Jordan Lynch was a marvel when he played quarterback at Northern Illinois, a 6-foot super hero who finished third in the 2013 Heisman Trophy voting a year after finishing seventh.
In two starting seasons, the 216-pounder hulked his way to 48 touchdowns and more than 4,300 yards rushing, and zipped 51 TD passes and more than 6,000 yards passing while leading NIU to the Orange Bowl following the 2012 regular season. Lynch caught a TD pass. He punted twice for a 57.5-yard average. He nearly single-handedly brought the DeKalb school serious national attention.
The 100 TDs he accounted for perfectly prepared him for his first pro season, where he amassed eight …. special teams tackles. In Edmonton, Alberta, Canada. The Canadian Football League.
Whoa, if you want to study how an elite athlete handles — fall from the board room to the mail room, Lynch is under the microscope. And he’s climbing back with flair.
Lynch was protector on punt coverage, making calls, and then tackles. He was part of a short-yardage offensive package named Cheetah from which he scored four rushing touchdowns and threw for one score. He capped his rookie year with the winning score in the Grey Cup, the CFL’s championship game. Lynch’s dramatic 1-yard sneak brought the Eskimos from behind to beat the Ottawa Redblacks 26-20 with a little more than three minutes to play.
It was a third-and-goal, but in the CFL third down is the equivalent of American football’s fourth down.
“The line got a good push,” Lynch said a couple weeks after the win. “I pretty much just closed my eyes and fell forward into the end zone.”
Lynch has been perfectly groomed to battle back: undersized, not a glamorous pro-style passing QB, he is used to exceeding expectations. Special teams play is the empire of the infantry, sacrificing the body to not only help the team but gain promotion.
“I don’t have a big ego to begin with so I just go out there and fly around and have some fun,” said Lynch. “It’s whatever helps the team. Obviously I want to be more involved but that will take time and I know that. I’ve been through this whole thing before.”
If Tom Brady would have been cut by an NFL team and started his career in the CFL, it’s not likely he would have fit in flying down the field to launch his body into opponents.

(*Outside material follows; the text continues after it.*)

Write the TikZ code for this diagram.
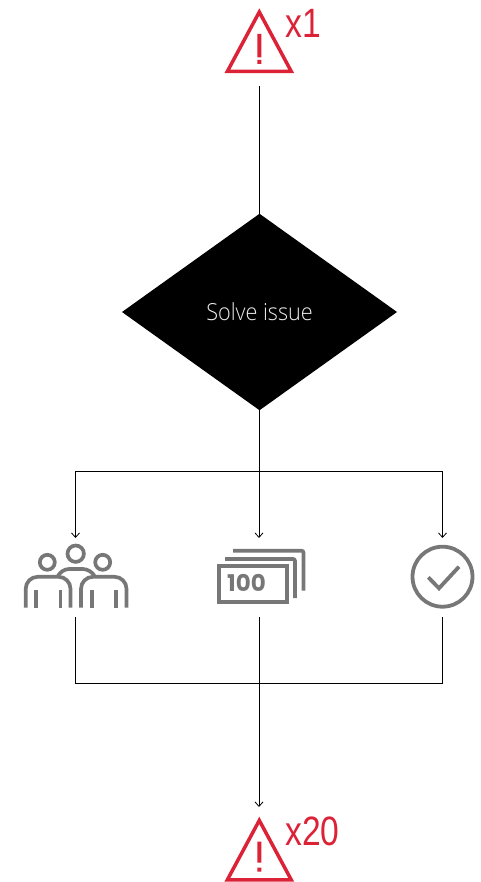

Lynch though had some thick skin.
“I played quarterback and running back my whole life but I was built as a physical kind of quarterback,” he said. “My days in high school running the triple option and at Northern I carried the ball 300 times a year so I was used to the physical demand on the body.”
Lynch was an undrafted free agent who lasted until the final preseason game with the Chicago Bears. Cut the day after the last preseason game, he tried out for Edmonton and the Detroit Lions. Edmonton offered a contract before Detroit, and Lynch said he didn’t want to wait any longer.
Lynch said none of the differences between the CFL and NFL — longer and wider field, deeper end zones, timeouts, 12 players on the field instead of 11, number of timeouts — are unsettling for first-timers.
“At the end of the day it’s just football,” he said. “There’s some wrinkles here and there. There’s some good football players up there just like anywhere you go. Players just like me that were in the NFL and got cut that are hungry.
“That’s one of the things in the CFL, you’re going to find guys that just go balls to the wall. They’re hungry, they want that contract or they want to get back down south. It’s a great league.”
Lynch has one more year on his contract, and between now and CFL training camp in May, he’s back in his hometown of Chicago. He attended the MAC title game on Dec. 4 in Detroit, though he probably will not attend NIU’s bowl game Wednesday against Boise State in San Diego. He is working out and trying to put together a youth football camp.
Edmonton is searching for a new coaching staff, so not only is Lynch returning to Edmonton, he’ll have to open new eyes. Warren Moon did it, Doug Flutie too. Lynch’s first goal is to be starting quarterback.
“I’m not thinking too far ahead,” he said. “I know I have to start in order to come back to the NFL. If I keep grinding, doing what I’ve been doing my whole life, everything will take care of itself.”